Further to our earlier article entitled Plus500 transfers London clients to Cyprus, which was based on a letter sent to a client by Plus500 Ltd (LON:PLUS), we have been able to clarify the situation a little better.
It seems as though Plus500 is not automatically transferring any Plus500 UK clients to Plus500 CY (both regulated subsidiaries). Instead, Plus500 has been approaching its non-UK clients which have zero balance in their accounts, letting them know that they can continue trading with the company by opening a (new) account with Plus500 CY, regulated by CySEC. New-client documentation will be required as usual at Plus500 CY, which is operating normally.
But again, it is the client’s choice whether or not they want to open a new account with Plus500 CY.
Clients of Plus500 UK with either open trades or cash in their accounts are not being transferred to Plus500 CY, as their positions/cash remain frozen at Plus500 UK, as the company works out its anti-money laundering (AML) and know-you-client (KYC) procedures with the regulator FCA. As we indicated earlier, Plus500 has stated that it will likely take about a month to work through the existing client documentation backlog, as well as to implement upgraded new client onboarding processes.

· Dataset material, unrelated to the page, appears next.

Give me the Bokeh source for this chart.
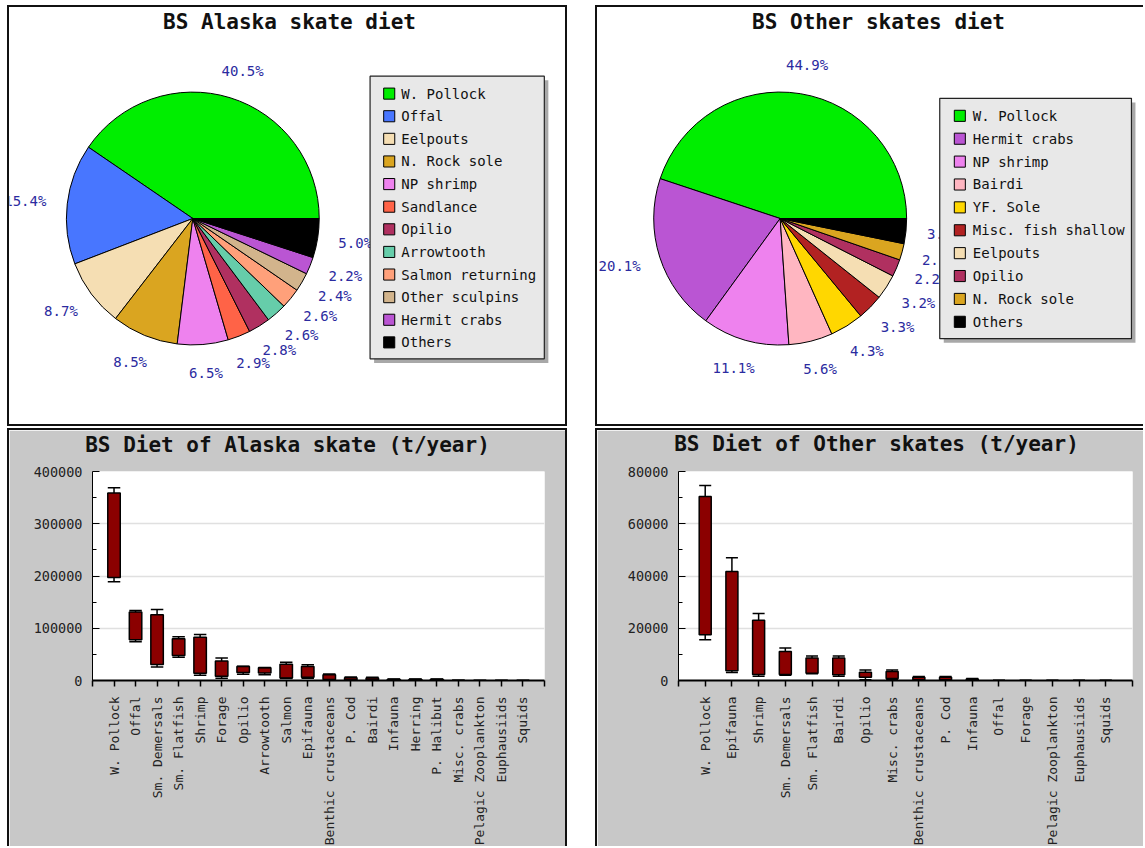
import math
import numpy as np
from bokeh.plotting import figure
from bokeh.models import (Range1d, ColumnDataSource, FixedTicker, BasicTickFormatter,
                          Label)
from bokeh.layouts import column, row
from bokeh.embed import file_html
from bokeh.resources import INLINE
from bokeh.core.properties import value

FONT = "DejaVu Sans Mono"

# ------------------------------------------------------------------ data
alaska_pie_labels = ["W. Pollock", "Offal", "Eelpouts", "N. Rock sole", "NP shrimp",
                     "Sandlance", "Opilio", "Arrowtooth", "Salmon returning",
                     "Other sculpins", "Hermit crabs", "Others"]
alaska_pie_values = [40.5, 15.4, 8.7, 8.5, 6.5, 2.9, 2.8, 2.6, 2.6, 2.4, 2.2, 5.0]
alaska_pie_colors = ["#00ee00", "#4876ff", "#f5deb3", "#daa520", "#ee82ee", "#ff6347",
                     "#b03060", "#66cdaa", "#ffa07a", "#d2b48c", "#ba55d3", "#000000"]

other_pie_labels = ["W. Pollock", "Hermit crabs", "NP shrimp", "Bairdi", "YF. Sole",
                    "Misc. fish shallow", "Eelpouts", "Opilio", "N. Rock sole", "Others"]
other_pie_values = [44.9, 20.1, 11.1, 5.6, 4.3, 3.3, 3.2, 2.2, 2.1, 3.2]
other_pie_colors = ["#00ee00", "#ba55d3", "#ee82ee", "#ffb6c1", "#ffd700", "#b22222",
                    "#f5deb3", "#b03060", "#daa520", "#000000"]

alaska_bar_categories = ["W. Pollock", "Offal", "Sm. Demersals", "Sm. Flatfish", "Shrimp",
                         "Forage", "Opilio", "Arrowtooth", "Salmon", "Epifauna",
                         "Benthic crustaceans", "P. Cod", "Bairdi", "Infauna", "Herring",
                         "P. Halibut", "Misc. crabs", "Pelagic Zooplankton", "Euphausiids",
                         "Squids"]
alaska_min = [189000, 74000, 26000, 44500, 10000, 4500, 12000, 11000, 4000, 4500,
              1000, 500, 500, 200, 200, 200, 0, 0, 0, 0]
alaska_low = [197000, 78000, 30500, 48000, 14000, 8000, 15500, 14500, 5000, 6000,
              2000, 1000, 1000, 500, 500, 500, 50, 0, 0, 0]
alaska_high = [359000, 131000, 126000, 80000, 83000, 37500, 27000, 24500, 31000, 27000,
               11000, 5500, 5000, 2500, 2500, 2500, 200, 100, 50, 50]
alaska_max = [369000, 134000, 136000, 83500, 88000, 43000, 27500, 25000, 35000, 30000,
              12500, 6500, 6000, 3000, 3000, 3000, 300, 100, 50, 50]
alaska_yticks = [0, 100000, 200000, 300000, 400000]

other_bar_categories = ["W. Pollock", "Epifauna", "Shrimp", "Sm. Demersals", "Sm. Flatfish",
                        "Bairdi", "Opilio", "Misc. crabs", "Benthic crustaceans", "P. Cod",
                        "Infauna", "Offal", "Forage", "Pelagic Zooplankton", "Euphausiids",
                        "Squids"]
other_min = [15600, 3100, 1600, 2000, 2600, 1600, 300, 400, 200, 200, 100, 0, 0, 0, 0, 0]
other_low = [17500, 3700, 2300, 2300, 2800, 2200, 1200, 800, 300, 300, 200, 0, 0, 0, 0, 0]
other_high = [70400, 41700, 23100, 11100, 8600, 8600, 3200, 3400, 1200, 1200, 600, 0, 0, 0, 0, 0]
other_max = [74600, 47000, 25600, 12400, 9400, 9400, 4000, 4000, 1500, 1500, 800, 0, 0, 0, 0, 0]
other_yticks = [0, 20000, 40000, 60000, 80000]

PIE_TITLES = ["BS Alaska skate diet", "BS Other skates diet"]
BAR_TITLES = ["BS Diet of Alaska skate (t/year)", "BS Diet of Other skates (t/year)"]

B = 2  # panel border width (css, border-box)
CHAR_W14 = 8.43   # advance of a 14px mono glyph


def border_styles(sides):
    """css borders on the given sides ('t','r','b','l'); panels cut by the window edge
    show no border on that side."""
    names = {"t": "top", "r": "right", "b": "bottom", "l": "left"}
    return {f"border-{names[s]}": f"{B}px solid #111111" for s in sides}


def inner(OW, OH, sides):
    W = OW - B * (("l" in sides) + ("r" in sides))
    H = OH - B * (("t" in sides) + ("b" in sides))
    return W, H


# ------------------------------------------------------------------ pie panels
def pie_panel(title, labels, values, colors, OW, OH, sides, cx, cy_top, r, title_x,
              box, sq_x, txt_x, ly0, ldy):
    W, H = inner(OW, OH, sides)
    p = figure(width=OW, height=OH, x_range=Range1d(0, W), y_range=Range1d(0, H),
               output_backend="svg", toolbar_location=None, min_border=0)
    p.axis.visible = False
    p.grid.visible = False
    p.outline_line_color = None
    p.background_fill_color = "white"
    p.border_fill_color = "white"
    p.styles = border_styles(sides)

    cy = H - cy_top
    vals = np.array(values, dtype=float)
    fr = vals / vals.sum()
    ends = np.cumsum(fr) * 2 * np.pi
    starts = np.concatenate([[0.0], ends[:-1]])
    src = ColumnDataSource(dict(start=starts, end=ends, color=colors))
    p.wedge(x=cx, y=cy, radius=r, start_angle="start", end_angle="end",
            fill_color="color", line_color="black", line_width=1, source=src)

    # percentage labels: text box centred on the ray, just outside the pie
    mids = (starts + ends) / 2
    txt = [f"{v:.1f}%" for v in values]
    half_w = np.array([len(t) * CHAR_W14 / 2 for t in txt])
    R = r + 21
    p.text(x=cx + R * np.cos(mids), y=cy + R * np.sin(mids), text=txt,
           x_offset=half_w * np.cos(mids), y_offset=-7 * np.sin(mids),
           text_align="center", text_baseline="middle",
           text_font=value(FONT), text_font_size="14px", text_color="#2b2ba0")

    p.text(x=[title_x], y=[H - 14], text=[title], text_align="center",
           text_baseline="middle", text_font=value(FONT), text_font_size="21px",
           text_font_style="bold", text_color="#111111")

    # legend box with shadow
    x0, x1, y0, y1 = box
    p.quad(left=x0 + 4, right=x1 + 4, top=H - y0 - 4, bottom=H - y1 - 4,
           fill_color="#a8a8a8", line_color=None)
    p.quad(left=x0, right=x1, top=H - y0, bottom=H - y1,
           fill_color="#e8e8e8", line_color="#222222", line_width=1.2)
    ys = [H - (ly0 + i * ldy) for i in range(len(labels))]
    p.rect(x=[sq_x] * len(labels), y=ys, width=11, height=11, fill_color=colors,
           line_color="black", line_width=1)
    p.text(x=[txt_x] * len(labels), y=ys, text=labels, text_align="left",
           text_baseline="middle", text_font=value(FONT), text_font_size="14px",
           text_color="#111111")
    return p


# ------------------------------------------------------------------ bar panels
def bar_panel(title, cats, vmin, vlo, vhi, vmax, yticks, OW, OH, sides, left, top,
              frame_w, frame_h, title_x, bw, lab_standoff):
    W, H = inner(OW, OH, sides)
    n = len(cats)
    xs = list(range(1, n + 1))
    p = figure(width=OW, height=OH, x_range=Range1d(0, n + 1),
               y_range=Range1d(yticks[0], yticks[-1]),
               output_backend="svg", toolbar_location=None,
               min_border_left=left, min_border_right=W - left - frame_w,
               min_border_top=top, min_border_bottom=H - top - frame_h)
    p.styles = border_styles(sides)
    p.border_fill_color = "#c8c8c8"
    p.background_fill_color = "white"
    p.outline_line_color = None

    # title as a label in the space above the frame (27 px above the frame top)
    p.add_layout(Label(x=title_x - left, y=top - 13, x_units="screen", y_units="screen",
                       text=title, text_align="center", text_baseline="middle",
                       text_font=FONT, text_font_size="21px", text_font_style="bold",
                       text_color="#111111"), "above")

    minor = [(a + b) / 2 for a, b in zip(yticks[:-1], yticks[1:])]
    p.yaxis.ticker = FixedTicker(ticks=yticks, minor_ticks=minor)
    p.yaxis.formatter = BasicTickFormatter(use_scientific=False)
    p.yaxis.axis_line_color = "black"
    p.yaxis.axis_line_width = 1
    p.yaxis.major_tick_in = 7
    p.yaxis.major_tick_out = 0
    p.yaxis.minor_tick_in = 4
    p.yaxis.minor_tick_out = 0
    p.yaxis.major_tick_line_color = "black"
    p.yaxis.minor_tick_line_color = "black"
    p.yaxis.major_label_standoff = 10
    p.yaxis.major_label_text_font = FONT
    p.yaxis.major_label_text_font_size = "13.5px"
    p.yaxis.major_label_text_color = "#222222"

    p.xaxis.ticker = FixedTicker(ticks=list(range(0, n + 2)))
    overrides = {0: " ", n + 1: " "}
    overrides.update({i + 1: c for i, c in enumerate(cats)})
    p.xaxis.major_label_overrides = overrides
    p.xaxis.major_label_orientation = math.pi / 2
    p.xaxis.major_label_standoff = lab_standoff
    p.xaxis.major_label_text_font = FONT
    p.xaxis.major_label_text_font_size = "13px"
    p.xaxis.major_label_text_color = "#222222"
    p.xaxis.axis_line_color = "black"
    p.xaxis.axis_line_width = 2
    p.xaxis.major_tick_in = 0
    p.xaxis.major_tick_out = 6
    p.xaxis.major_tick_line_width = 1.5
    p.xaxis.minor_tick_line_color = None

    p.xgrid.grid_line_color = None
    p.ygrid.ticker = FixedTicker(ticks=yticks)
    p.ygrid.grid_line_color = "#e0e0e0"
    p.ygrid.grid_line_width = 1.5

    # whiskers
    p.segment(x0=xs, y0=vhi, x1=xs, y1=vmax, line_color="black", line_width=1.5)
    p.segment(x0=xs, y0=vmin, x1=xs, y1=vlo, line_color="black", line_width=1.5)
    # boxes
    p.vbar(x=xs, bottom=vlo, top=vhi, width=bw, fill_color="#8b0000",
           line_color="black", line_width=1.5)
    # caps
    xl = [x - bw / 2 for x in xs]
    xr = [x + bw / 2 for x in xs]
    p.segment(x0=xl, y0=vmax, x1=xr, y1=vmax, line_color="black", line_width=1.5)
    p.segment(x0=xl, y0=vmin, x1=xr, y1=vmin, line_color="black", line_width=1.5)
    return p


p1 = pie_panel(PIE_TITLES[0], alaska_pie_labels, alaska_pie_values, alaska_pie_colors,
               560, 421, "trbl", 182, 209, 125.5, 278, (358, 531, 68, 348),
               377, 389, 85.3, 22.4)
p2 = pie_panel(PIE_TITLES[1], other_pie_labels, other_pie_values, other_pie_colors,
               548, 421, "tbl", 182, 209, 126, 280, (341, 532, 90, 328),
               361, 374, 107.3, 22.67)

p3 = bar_panel(BAR_TITLES[0], alaska_bar_categories, alaska_min, alaska_low, alaska_high,
               alaska_max, alaska_yticks, 560, 418, "trl", 83, 40, 448, 210, 278, 0.58, 10)
p4 = bar_panel(BAR_TITLES[1], other_bar_categories, other_min, other_low, other_high,
               other_max, other_yticks, 548, 418, "tl", 81, 41, 452, 212, 279, 0.45, 10)

top_row = row(p1, p2, spacing=28)
bottom_row = row(p3, p4, spacing=28)
layout = column(top_row, bottom_row, spacing=2, margin=(5, 0, 0, 7))

open("out.html", "w").write(file_html(layout, INLINE))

Even if Plus500 wanted to, it cannot transfer Plus500 UK client accounts to Plus500 CY – the UK accounts remain frozen as Plus500 works through the AML / KYC process and documentation issues noted above.
In the meantime, it seems as though Plus500’s own shares remain a highly sought-after speculative stock to trade. After losing more than two-thirds of its value in the week between May 15-22, Plus500 shares have staged something of a comeback, including an 18%+ rise in LSE AIM trading on Thursday.
It seems to us as though (mainly retail) traders are beginning to bet that Plus500 will soon be able to get over their current issues with the FCA, and get the business back on the growth trajectory they were on prior to the recent UK account freeze.